_SUPPLIED ENTRIES_.

-------------------------

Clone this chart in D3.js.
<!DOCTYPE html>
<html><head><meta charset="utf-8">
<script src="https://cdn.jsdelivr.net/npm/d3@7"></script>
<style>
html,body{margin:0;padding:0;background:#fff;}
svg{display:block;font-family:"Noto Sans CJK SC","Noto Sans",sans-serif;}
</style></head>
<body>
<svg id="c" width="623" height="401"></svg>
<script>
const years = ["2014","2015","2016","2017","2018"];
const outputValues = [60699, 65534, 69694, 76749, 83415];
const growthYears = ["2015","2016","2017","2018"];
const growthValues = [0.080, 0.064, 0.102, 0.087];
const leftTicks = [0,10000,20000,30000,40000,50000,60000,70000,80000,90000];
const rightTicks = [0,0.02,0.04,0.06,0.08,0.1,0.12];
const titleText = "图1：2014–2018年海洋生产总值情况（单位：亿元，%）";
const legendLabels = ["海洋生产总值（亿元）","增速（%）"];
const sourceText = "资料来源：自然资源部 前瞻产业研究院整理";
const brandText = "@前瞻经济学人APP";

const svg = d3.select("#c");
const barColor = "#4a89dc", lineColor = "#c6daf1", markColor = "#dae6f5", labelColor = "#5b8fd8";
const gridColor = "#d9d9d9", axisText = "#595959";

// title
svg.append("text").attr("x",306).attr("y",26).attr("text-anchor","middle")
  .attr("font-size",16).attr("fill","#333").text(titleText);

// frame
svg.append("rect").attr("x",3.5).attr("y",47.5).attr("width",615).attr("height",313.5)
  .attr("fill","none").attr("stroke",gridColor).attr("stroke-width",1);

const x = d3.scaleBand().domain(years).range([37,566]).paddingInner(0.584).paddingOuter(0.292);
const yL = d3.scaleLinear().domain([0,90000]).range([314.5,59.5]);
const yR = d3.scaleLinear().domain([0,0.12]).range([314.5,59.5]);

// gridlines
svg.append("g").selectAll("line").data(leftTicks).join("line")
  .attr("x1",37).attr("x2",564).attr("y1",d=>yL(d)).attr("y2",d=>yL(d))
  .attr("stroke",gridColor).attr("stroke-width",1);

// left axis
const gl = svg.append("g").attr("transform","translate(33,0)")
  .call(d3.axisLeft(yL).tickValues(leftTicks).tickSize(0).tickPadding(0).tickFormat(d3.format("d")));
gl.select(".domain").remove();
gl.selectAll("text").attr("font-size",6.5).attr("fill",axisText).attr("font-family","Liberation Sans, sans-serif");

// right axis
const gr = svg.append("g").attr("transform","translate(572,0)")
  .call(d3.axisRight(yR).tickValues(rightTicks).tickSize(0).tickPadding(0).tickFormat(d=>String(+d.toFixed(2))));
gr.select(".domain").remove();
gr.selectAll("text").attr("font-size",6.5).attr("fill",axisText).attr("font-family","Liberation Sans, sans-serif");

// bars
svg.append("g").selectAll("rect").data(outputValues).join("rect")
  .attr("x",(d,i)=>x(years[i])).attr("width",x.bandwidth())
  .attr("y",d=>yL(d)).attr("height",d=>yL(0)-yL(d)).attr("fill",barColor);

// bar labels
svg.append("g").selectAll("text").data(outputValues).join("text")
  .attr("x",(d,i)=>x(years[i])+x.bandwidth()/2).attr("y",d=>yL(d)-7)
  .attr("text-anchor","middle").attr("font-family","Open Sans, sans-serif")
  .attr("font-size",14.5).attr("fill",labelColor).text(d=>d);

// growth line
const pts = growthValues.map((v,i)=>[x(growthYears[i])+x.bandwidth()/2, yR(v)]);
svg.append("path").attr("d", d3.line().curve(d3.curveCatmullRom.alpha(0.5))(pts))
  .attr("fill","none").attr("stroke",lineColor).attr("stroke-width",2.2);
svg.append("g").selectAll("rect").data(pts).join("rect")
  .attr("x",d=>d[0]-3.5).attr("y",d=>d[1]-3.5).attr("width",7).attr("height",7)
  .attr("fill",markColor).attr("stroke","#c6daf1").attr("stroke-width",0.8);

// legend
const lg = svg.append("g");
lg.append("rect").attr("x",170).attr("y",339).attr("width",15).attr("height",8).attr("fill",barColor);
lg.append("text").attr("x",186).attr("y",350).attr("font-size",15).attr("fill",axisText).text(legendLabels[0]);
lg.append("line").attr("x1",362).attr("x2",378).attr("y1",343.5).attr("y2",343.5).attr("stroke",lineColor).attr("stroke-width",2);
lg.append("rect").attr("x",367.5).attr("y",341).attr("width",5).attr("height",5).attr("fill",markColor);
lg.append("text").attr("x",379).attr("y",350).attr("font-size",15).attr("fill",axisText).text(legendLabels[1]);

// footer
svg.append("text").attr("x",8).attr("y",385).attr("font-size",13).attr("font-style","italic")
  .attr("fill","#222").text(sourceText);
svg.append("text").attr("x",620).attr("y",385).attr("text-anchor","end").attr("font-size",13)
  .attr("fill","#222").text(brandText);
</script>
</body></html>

-------------------------

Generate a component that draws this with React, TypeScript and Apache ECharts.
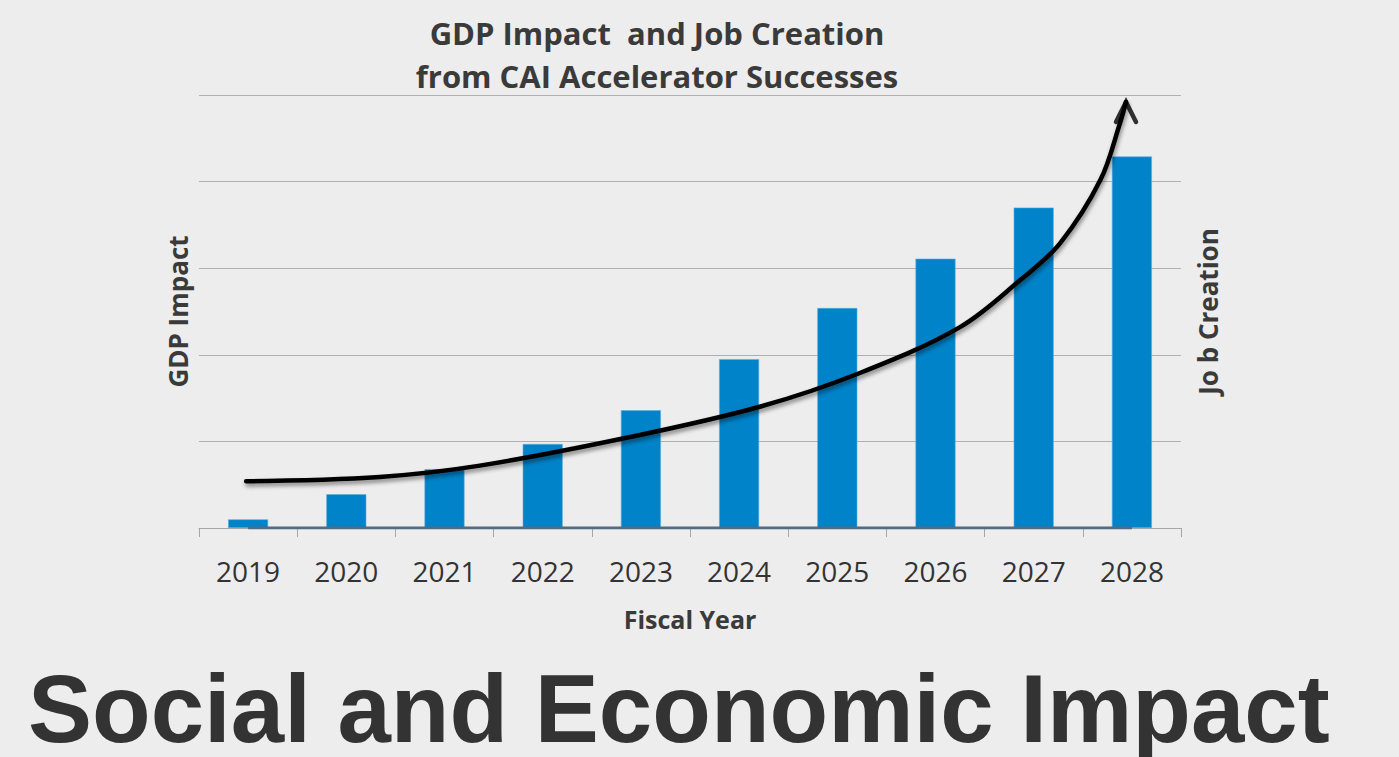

-------------------------

_TASK REQUIREMENTS_.
Copy out all lines where the word "this" appears.

_RESULT OF THE TASK_.
Clone this chart in D3.js.
Generate a component that draws this with React, TypeScript and Apache ECharts.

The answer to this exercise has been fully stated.